### Written exercise:
Take the listing from its first line through the line that contains "1680, step: 10" and please retype those lines exactly, leaving out the pictures.

### Supplied information:

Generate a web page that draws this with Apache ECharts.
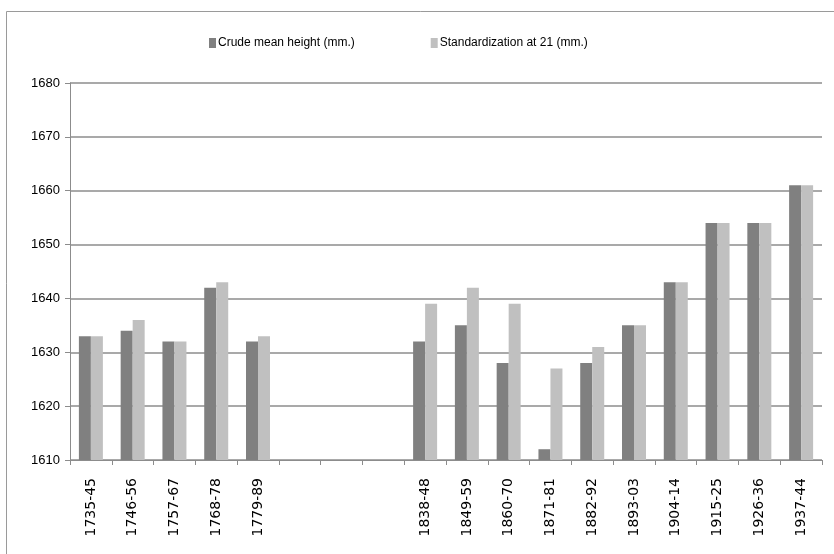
<!DOCTYPE html>
<html>
<head>
<meta charset="utf-8">
<script src="https://cdn.jsdelivr.net/npm/echarts@6/dist/echarts.min.js"></script>
<style>
  html, body { margin: 0; padding: 0; background: #fff; }
  #chart { width: 834px; height: 554px; }
</style>
</head>
<body>
<div id="chart"></div>
<script>
// Birth-cohort periods; the three blank slots mark the gap between 1789 and 1838
const periods = ['1735-45', '1746-56', '1757-67', '1768-78', '1779-89', '', '', '',
  '1838-48', '1849-59', '1860-70', '1871-81', '1882-92', '1893-03', '1904-14',
  '1915-25', '1926-36', '1937-44'];
const crudeMean = [1633, 1634, 1632, 1642, 1632, null, null, null,
  1632, 1635, 1628, 1612, 1628, 1635, 1643, 1654, 1654, 1661];
const standardized = [1633, 1636, 1632, 1643, 1633, null, null, null,
  1639, 1642, 1639, 1627, 1631, 1635, 1643, 1654, 1654, 1661];
const yTicks = { min: 1610, max: 1680, step: 10 };

const chart = echarts.init(document.getElementById('chart'));
const font = '"Liberation Sans", Arial, sans-serif';
chart.setOption({
  animation: false,
  backgroundColor: '#fff',
  graphic: [{
    type: 'rect',
    shape: { x: 6.5, y: 11.5, width: 840, height: 560 },
    style: { fill: 'none', stroke: '#9a9a9a', lineWidth: 1 },
    silent: true
  }],
  legend: {
    top: 32,
    left: 204,
    itemWidth: 7,
    itemHeight: 10,
    itemGap: 76,
    icon: 'rect',
    textStyle: { fontFamily: font, fontSize: 12, color: '#000', padding: [0, 0, 0, -3] },
    data: ['Crude mean height (mm.)', 'Standardization at 21 (mm.)']
  },
  grid: { left: 70, right: 12, top: 83, bottom: 94, containLabel: false },
  xAxis: {
    type: 'category',
    data: periods,
    axisLine: { lineStyle: { color: '#8c8c8c', width: 1 } },
    axisTick: { show: true, length: 5, alignWithLabel: false, lineStyle: { color: '#8c8c8c' } },
    axisLabel: {
      rotate: 90,
      interval: 0,
      margin: 18,
      fontFamily: '"DejaVu Sans", sans-serif',
      fontSize: 14,
      color: '#000'
    }
  },
  yAxis: {
    type: 'value',
    min: yTicks.min,
    max: yTicks.max,
    interval: yTicks.step,
    axisLine: { show: true, lineStyle: { color: '#8c8c8c', width: 1 } },
    axisTick: { show: true, length: 5, lineStyle: { color: '#8c8c8c' } },
    axisLabel: {
      fontFamily: font, fontSize: 13, color: '#000', margin: 10,
      formatter: v => String(v)
    },
    splitLine: { lineStyle: { color: '#8c8c8c', width: 1.5 } }
  },
  series: [
    {
      name: 'Crude mean height (mm.)',
      type: 'bar',
      data: crudeMean,
      barWidth: 12,
      barGap: '0%',
      itemStyle: { color: '#808080' }
    },
    {
      name: 'Standardization at 21 (mm.)',
      type: 'bar',
      data: standardized,
      barWidth: 12,
      barGap: '0%',
      itemStyle: { color: '#c0c0c0' }
    }
  ]
});
</script>
</body>
</html>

### Written response:
Generate a web page that draws this with Apache ECharts.
<!DOCTYPE html>
<html>
<head>
<meta charset="utf-8">
<script src="https://cdn.jsdelivr.net/npm/echarts@6/dist/echarts.min.js"></script>
<style>
  html, body { margin: 0; padding: 0; background: #fff; }
  #chart { width: 834px; height: 554px; }
</style>
</head>
<body>
<div id="chart"></div>
<script>
// Birth-cohort periods; the three blank slots mark the gap between 1789 and 1838
const periods = ['1735-45', '1746-56', '1757-67', '1768-78', '1779-89', '', '', '',
  '1838-48', '1849-59', '1860-70', '1871-81', '1882-92', '1893-03', '1904-14',
  '1915-25', '1926-36', '1937-44'];
const crudeMean = [1633, 1634, 1632, 1642, 1632, null, null, null,
  1632, 1635, 1628, 1612, 1628, 1635, 1643, 1654, 1654, 1661];
const standardized = [1633, 1636, 1632, 1643, 1633, null, null, null,
  1639, 1642, 1639, 1627, 1631, 1635, 1643, 1654, 1654, 1661];
const yTicks = { min: 1610, max: 1680, step: 10 };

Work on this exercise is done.